**What is needed:** Only the lines from the one bearing "Output the LaTeX" to the final line should be transcribed, exactly and with both ends included. Pictures are to be left out.

**Records supplied:**
******************************
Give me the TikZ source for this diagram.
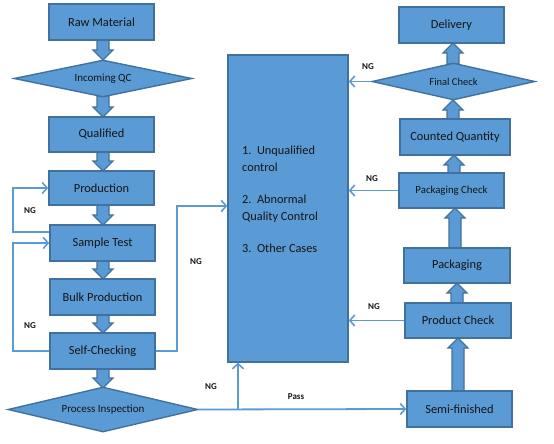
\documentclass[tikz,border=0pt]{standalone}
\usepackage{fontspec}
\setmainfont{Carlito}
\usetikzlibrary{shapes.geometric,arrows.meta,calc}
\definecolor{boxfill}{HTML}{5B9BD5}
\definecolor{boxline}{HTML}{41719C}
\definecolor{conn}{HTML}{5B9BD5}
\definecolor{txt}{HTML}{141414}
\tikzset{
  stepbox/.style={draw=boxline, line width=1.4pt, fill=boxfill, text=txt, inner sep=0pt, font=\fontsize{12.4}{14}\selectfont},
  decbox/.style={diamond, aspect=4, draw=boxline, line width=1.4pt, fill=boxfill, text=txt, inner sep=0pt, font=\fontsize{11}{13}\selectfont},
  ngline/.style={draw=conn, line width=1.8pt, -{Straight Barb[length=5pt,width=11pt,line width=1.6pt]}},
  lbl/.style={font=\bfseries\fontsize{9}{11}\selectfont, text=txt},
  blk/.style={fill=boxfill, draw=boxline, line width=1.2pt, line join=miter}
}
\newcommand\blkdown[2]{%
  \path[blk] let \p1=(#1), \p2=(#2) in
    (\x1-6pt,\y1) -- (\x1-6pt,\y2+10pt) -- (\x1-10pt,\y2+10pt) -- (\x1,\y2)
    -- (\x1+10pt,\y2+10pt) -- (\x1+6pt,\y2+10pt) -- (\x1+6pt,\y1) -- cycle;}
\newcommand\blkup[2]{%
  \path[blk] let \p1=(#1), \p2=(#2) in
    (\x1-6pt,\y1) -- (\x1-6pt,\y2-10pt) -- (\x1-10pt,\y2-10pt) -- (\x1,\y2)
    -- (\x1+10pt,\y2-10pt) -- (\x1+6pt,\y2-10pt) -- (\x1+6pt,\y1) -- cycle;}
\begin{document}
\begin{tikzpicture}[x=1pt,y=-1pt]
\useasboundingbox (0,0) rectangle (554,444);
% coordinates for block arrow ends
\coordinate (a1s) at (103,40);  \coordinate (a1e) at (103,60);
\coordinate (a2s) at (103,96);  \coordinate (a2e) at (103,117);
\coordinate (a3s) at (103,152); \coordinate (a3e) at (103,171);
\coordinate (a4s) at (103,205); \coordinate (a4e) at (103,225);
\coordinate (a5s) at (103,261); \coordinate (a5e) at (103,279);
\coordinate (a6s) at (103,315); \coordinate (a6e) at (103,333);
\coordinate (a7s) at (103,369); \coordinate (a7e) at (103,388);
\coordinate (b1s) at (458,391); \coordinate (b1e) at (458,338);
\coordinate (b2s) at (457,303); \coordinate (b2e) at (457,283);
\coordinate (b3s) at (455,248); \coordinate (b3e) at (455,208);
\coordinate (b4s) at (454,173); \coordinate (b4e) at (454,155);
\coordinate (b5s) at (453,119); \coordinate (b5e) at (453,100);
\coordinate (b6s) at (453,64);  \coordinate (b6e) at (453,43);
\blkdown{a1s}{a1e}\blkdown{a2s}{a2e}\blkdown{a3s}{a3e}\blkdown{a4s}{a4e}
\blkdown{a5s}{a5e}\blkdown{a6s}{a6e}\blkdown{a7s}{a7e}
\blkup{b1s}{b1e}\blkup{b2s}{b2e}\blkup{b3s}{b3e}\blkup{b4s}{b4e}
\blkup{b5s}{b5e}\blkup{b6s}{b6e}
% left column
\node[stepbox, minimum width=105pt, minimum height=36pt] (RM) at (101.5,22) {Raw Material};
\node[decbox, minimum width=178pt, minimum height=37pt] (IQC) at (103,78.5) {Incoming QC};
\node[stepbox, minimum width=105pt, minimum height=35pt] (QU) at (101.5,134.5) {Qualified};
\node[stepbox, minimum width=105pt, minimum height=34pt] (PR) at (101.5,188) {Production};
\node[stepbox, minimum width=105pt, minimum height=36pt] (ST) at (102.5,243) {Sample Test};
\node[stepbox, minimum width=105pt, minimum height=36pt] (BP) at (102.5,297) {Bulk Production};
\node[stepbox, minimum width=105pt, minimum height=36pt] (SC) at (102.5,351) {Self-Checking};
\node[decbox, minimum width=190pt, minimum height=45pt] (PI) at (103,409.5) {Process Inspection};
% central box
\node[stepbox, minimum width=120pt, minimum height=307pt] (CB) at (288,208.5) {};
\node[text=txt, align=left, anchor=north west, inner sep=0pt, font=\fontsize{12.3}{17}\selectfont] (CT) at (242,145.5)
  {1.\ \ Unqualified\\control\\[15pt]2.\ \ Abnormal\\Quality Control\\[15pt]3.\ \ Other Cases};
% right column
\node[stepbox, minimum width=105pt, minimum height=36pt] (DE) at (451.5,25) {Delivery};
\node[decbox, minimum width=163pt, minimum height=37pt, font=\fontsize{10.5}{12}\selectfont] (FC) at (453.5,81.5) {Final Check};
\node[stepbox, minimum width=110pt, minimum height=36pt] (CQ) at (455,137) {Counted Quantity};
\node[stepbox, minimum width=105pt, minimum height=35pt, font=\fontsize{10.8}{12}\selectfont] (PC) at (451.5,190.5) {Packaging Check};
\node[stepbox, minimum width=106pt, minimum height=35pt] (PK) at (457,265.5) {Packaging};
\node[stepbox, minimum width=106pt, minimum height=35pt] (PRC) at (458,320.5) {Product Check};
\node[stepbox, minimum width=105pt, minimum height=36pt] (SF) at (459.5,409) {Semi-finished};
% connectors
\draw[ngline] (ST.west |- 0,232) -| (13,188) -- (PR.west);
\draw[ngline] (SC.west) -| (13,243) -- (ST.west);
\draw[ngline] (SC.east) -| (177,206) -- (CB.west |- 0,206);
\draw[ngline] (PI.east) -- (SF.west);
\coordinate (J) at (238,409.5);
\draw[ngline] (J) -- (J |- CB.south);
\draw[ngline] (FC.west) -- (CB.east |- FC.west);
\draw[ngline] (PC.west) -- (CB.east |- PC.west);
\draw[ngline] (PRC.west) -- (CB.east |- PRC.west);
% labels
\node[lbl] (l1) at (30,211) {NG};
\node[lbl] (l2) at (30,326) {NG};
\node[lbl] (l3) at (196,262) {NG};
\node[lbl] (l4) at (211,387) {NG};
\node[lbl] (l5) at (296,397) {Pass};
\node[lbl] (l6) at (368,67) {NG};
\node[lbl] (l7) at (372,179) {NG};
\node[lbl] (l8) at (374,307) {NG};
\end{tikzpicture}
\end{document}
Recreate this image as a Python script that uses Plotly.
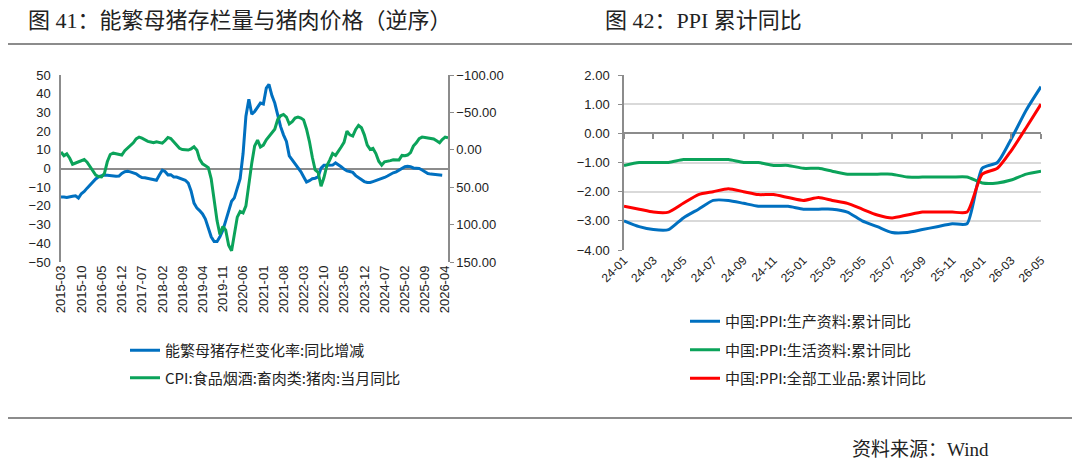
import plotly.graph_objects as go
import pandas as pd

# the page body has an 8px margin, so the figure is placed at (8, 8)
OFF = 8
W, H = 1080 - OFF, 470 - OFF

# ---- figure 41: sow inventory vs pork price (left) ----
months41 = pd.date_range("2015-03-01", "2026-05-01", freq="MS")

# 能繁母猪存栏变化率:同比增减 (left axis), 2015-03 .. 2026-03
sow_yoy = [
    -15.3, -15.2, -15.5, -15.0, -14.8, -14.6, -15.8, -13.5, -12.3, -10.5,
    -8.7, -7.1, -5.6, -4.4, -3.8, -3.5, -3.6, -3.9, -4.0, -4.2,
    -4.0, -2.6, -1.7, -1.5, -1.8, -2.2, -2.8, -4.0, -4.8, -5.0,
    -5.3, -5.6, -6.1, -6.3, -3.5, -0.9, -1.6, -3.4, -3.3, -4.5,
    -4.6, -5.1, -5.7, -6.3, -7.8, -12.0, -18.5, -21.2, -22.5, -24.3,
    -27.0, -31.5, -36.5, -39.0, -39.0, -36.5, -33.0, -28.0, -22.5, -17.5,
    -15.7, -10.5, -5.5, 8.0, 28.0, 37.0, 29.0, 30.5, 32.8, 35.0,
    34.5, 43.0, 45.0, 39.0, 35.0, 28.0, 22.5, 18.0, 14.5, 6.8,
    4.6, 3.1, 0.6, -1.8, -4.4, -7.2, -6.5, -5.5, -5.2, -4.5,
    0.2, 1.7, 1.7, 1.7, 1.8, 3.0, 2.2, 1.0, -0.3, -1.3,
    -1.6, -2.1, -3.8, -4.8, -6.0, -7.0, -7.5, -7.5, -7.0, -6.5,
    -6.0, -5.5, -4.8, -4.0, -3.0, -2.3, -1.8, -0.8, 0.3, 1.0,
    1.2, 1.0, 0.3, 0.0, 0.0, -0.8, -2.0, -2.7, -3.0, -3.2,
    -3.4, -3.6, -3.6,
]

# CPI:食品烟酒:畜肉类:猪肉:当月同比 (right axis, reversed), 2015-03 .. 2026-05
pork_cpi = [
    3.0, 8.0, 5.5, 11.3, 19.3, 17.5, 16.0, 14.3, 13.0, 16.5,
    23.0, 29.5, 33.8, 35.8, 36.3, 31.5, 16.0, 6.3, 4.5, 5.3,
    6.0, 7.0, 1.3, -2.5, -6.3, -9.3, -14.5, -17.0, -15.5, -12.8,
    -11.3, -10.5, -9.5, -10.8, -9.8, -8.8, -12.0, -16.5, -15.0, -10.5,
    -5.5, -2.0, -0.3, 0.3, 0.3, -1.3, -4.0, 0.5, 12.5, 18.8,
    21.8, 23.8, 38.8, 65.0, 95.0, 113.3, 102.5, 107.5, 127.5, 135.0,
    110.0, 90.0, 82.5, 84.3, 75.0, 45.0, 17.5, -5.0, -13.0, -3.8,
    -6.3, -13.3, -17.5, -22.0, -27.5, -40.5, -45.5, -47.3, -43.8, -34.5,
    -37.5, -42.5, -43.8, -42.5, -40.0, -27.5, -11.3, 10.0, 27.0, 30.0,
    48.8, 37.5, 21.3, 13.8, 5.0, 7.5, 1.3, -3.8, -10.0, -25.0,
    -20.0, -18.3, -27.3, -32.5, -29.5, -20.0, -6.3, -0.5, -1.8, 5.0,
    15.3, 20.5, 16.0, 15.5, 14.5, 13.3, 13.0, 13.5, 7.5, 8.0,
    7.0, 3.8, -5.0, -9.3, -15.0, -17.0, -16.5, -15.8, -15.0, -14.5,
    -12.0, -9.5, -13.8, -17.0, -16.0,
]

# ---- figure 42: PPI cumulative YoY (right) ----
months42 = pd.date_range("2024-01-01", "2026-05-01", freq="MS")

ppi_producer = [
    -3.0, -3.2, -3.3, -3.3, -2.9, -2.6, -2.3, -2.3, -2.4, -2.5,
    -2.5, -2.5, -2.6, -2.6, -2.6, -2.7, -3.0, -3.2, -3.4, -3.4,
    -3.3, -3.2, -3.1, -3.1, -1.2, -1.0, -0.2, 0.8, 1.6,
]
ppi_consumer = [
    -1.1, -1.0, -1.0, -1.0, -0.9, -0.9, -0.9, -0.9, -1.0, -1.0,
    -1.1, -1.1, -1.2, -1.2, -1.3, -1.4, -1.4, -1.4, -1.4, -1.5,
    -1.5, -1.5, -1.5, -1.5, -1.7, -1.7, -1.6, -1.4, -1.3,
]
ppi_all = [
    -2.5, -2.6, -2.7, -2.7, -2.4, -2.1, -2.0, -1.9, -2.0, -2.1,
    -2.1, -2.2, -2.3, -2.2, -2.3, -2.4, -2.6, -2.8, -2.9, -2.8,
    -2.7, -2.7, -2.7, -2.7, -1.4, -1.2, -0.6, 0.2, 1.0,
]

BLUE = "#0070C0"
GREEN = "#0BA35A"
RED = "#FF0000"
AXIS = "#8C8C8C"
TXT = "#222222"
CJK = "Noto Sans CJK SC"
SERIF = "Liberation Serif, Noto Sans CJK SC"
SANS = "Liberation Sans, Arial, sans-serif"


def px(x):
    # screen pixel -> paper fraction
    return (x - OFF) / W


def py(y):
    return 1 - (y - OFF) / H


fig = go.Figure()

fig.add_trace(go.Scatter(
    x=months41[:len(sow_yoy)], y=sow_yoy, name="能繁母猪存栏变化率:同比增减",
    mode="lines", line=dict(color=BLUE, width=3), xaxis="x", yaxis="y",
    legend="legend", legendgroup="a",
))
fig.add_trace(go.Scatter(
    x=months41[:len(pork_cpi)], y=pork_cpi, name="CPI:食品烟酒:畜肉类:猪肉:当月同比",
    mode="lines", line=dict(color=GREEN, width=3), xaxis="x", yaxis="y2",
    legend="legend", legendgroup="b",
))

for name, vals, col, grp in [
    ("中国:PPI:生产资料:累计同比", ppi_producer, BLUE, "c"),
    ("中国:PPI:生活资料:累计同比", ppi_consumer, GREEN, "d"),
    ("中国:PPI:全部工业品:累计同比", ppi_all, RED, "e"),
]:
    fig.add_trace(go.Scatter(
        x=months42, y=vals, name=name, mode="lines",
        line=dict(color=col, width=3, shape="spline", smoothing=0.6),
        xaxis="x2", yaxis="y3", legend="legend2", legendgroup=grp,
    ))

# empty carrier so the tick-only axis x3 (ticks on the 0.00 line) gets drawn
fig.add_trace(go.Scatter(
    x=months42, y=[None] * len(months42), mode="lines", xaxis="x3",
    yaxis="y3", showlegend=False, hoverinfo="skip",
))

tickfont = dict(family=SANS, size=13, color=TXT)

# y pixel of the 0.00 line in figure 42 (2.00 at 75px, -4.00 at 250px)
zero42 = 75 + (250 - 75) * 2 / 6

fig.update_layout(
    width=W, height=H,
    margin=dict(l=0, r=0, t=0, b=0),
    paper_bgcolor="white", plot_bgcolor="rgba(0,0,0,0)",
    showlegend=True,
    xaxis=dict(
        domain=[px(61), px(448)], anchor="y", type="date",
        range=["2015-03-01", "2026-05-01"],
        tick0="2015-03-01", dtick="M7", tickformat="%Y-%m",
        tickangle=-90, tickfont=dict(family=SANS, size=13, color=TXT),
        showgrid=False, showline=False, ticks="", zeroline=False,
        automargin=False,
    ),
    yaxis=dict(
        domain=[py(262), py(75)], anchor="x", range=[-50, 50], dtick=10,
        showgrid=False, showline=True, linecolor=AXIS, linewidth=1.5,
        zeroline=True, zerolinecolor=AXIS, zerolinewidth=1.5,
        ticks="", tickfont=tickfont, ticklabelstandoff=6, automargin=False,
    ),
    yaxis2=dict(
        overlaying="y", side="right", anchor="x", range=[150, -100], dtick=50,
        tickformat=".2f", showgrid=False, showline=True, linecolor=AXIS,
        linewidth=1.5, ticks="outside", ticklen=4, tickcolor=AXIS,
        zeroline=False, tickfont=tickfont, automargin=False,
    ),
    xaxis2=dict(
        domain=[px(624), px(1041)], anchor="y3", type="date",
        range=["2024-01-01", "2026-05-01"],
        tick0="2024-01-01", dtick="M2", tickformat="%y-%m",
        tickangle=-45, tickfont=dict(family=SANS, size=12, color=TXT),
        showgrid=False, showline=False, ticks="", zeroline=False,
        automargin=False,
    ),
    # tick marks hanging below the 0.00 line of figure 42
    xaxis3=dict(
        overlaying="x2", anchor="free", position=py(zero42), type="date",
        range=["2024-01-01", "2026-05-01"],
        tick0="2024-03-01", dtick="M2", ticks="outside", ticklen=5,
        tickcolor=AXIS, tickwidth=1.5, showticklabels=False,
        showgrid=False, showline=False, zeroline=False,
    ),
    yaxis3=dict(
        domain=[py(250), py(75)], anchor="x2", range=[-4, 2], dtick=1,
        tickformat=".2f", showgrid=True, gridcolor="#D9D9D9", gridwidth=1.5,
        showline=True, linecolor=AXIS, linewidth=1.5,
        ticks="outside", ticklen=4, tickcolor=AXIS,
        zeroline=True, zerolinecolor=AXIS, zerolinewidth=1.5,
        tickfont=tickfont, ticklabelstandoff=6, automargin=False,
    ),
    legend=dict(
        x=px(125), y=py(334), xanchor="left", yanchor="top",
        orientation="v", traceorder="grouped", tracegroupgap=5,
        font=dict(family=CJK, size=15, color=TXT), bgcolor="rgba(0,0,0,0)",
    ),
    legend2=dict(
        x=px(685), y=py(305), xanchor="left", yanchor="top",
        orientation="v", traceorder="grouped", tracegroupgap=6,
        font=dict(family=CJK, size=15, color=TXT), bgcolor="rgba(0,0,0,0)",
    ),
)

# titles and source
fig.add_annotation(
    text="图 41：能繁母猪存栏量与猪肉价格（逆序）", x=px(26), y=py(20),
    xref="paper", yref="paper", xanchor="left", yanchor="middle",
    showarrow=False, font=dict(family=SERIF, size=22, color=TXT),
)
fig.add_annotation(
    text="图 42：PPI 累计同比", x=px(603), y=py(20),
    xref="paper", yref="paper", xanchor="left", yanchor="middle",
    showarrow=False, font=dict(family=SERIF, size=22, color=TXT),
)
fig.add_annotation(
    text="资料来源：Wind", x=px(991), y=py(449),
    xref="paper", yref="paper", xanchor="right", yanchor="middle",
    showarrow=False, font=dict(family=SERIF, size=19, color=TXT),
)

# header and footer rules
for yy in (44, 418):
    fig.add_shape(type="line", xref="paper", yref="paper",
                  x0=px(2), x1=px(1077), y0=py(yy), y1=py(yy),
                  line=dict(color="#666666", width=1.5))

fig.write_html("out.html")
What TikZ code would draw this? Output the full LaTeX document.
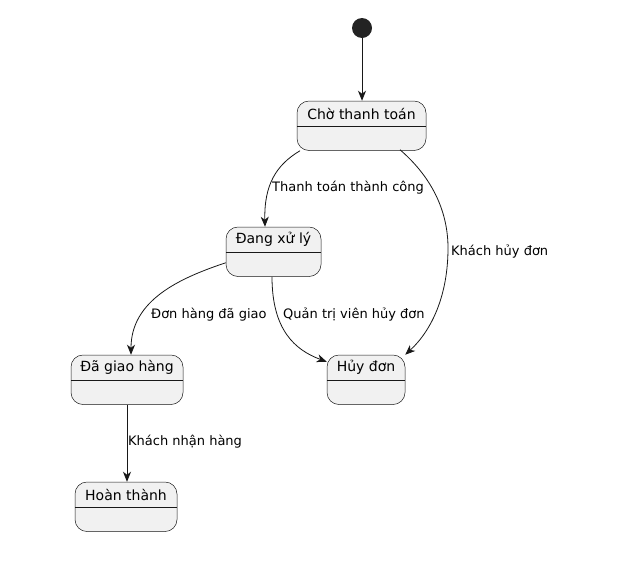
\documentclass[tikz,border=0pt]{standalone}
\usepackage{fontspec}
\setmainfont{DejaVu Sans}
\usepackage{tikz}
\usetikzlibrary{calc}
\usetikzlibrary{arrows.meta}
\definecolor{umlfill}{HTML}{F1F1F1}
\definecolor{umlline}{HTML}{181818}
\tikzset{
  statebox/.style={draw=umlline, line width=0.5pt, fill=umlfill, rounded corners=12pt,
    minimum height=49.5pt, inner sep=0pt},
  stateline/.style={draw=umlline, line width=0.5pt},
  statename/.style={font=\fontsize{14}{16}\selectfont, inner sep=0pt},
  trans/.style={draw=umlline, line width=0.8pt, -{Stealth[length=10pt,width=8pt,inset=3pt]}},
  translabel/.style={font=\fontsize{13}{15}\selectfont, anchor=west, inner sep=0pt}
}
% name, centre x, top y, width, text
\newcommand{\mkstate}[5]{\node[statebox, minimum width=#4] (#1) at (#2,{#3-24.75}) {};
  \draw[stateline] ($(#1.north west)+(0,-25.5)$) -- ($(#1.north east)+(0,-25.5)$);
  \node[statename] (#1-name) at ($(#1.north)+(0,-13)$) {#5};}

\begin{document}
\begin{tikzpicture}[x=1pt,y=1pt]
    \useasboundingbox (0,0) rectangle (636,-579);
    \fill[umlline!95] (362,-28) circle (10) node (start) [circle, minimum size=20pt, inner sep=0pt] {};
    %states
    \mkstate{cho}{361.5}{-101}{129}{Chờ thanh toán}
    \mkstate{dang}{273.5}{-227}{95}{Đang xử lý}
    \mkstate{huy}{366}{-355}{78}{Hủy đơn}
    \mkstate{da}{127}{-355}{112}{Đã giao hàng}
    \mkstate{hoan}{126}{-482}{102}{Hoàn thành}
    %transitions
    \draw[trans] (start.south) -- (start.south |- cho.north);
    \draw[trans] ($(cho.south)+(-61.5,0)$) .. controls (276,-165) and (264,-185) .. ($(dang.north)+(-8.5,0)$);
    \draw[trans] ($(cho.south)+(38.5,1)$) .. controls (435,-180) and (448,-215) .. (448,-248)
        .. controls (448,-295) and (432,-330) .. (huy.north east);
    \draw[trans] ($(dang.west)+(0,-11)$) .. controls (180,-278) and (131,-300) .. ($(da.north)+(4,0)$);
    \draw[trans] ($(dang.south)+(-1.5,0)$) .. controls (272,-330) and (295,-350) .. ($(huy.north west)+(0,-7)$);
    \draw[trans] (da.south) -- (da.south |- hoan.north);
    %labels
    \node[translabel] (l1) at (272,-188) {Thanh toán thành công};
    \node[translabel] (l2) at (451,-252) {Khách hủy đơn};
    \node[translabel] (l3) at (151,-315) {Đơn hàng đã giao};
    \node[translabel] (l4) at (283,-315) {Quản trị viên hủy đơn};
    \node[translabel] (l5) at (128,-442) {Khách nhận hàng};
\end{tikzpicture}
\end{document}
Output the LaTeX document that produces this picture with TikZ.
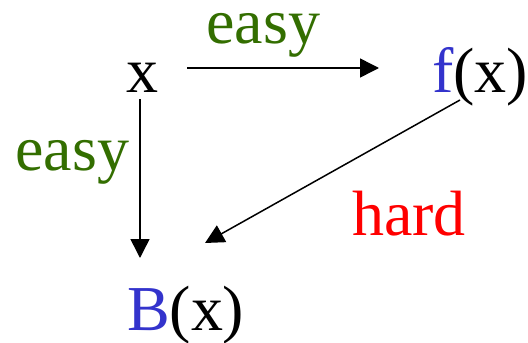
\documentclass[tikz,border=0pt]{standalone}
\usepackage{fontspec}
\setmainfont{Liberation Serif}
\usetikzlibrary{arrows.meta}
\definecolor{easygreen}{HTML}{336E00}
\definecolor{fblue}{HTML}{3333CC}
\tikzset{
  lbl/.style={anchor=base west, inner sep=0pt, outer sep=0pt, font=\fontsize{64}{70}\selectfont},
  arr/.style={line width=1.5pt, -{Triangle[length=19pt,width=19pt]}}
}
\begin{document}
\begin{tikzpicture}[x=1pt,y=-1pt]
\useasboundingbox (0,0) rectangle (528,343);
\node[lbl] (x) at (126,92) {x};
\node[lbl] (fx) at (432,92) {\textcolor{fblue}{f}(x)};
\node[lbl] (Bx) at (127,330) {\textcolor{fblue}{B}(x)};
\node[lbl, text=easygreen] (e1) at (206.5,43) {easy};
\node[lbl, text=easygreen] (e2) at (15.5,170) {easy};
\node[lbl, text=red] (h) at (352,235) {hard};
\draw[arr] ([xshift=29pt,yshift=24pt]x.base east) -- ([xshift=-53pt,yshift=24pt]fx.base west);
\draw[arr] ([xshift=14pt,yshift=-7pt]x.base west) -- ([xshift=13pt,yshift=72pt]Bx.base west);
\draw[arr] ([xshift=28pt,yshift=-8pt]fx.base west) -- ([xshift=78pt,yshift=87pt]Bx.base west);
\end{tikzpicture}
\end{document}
******************************
**Response to the task:**
Output the LaTeX document that produces this picture with TikZ.
\documentclass[tikz,border=0pt]{standalone}
\usepackage{fontspec}
\setmainfont{Liberation Serif}
\usetikzlibrary{arrows.meta}
\definecolor{easygreen}{HTML}{336E00}
\definecolor{fblue}{HTML}{3333CC}
\tikzset{
  lbl/.style={anchor=base west, inner sep=0pt, outer sep=0pt, font=\fontsize{64}{70}\selectfont},
  arr/.style={line width=1.5pt, -{Triangle[length=19pt,width=19pt]}}
}
\begin{document}
\begin{tikzpicture}[x=1pt,y=-1pt]
\useasboundingbox (0,0) rectangle (528,343);
\node[lbl] (x) at (126,92) {x};
\node[lbl] (fx) at (432,92) {\textcolor{fblue}{f}(x)};
\node[lbl] (Bx) at (127,330) {\textcolor{fblue}{B}(x)};
\node[lbl, text=easygreen] (e1) at (206.5,43) {easy};
\node[lbl, text=easygreen] (e2) at (15.5,170) {easy};
\node[lbl, text=red] (h) at (352,235) {hard};
\draw[arr] ([xshift=29pt,yshift=24pt]x.base east) -- ([xshift=-53pt,yshift=24pt]fx.base west);
\draw[arr] ([xshift=14pt,yshift=-7pt]x.base west) -- ([xshift=13pt,yshift=72pt]Bx.base west);
\draw[arr] ([xshift=28pt,yshift=-8pt]fx.base west) -- ([xshift=78pt,yshift=87pt]Bx.base west);
\end{tikzpicture}
\end{document}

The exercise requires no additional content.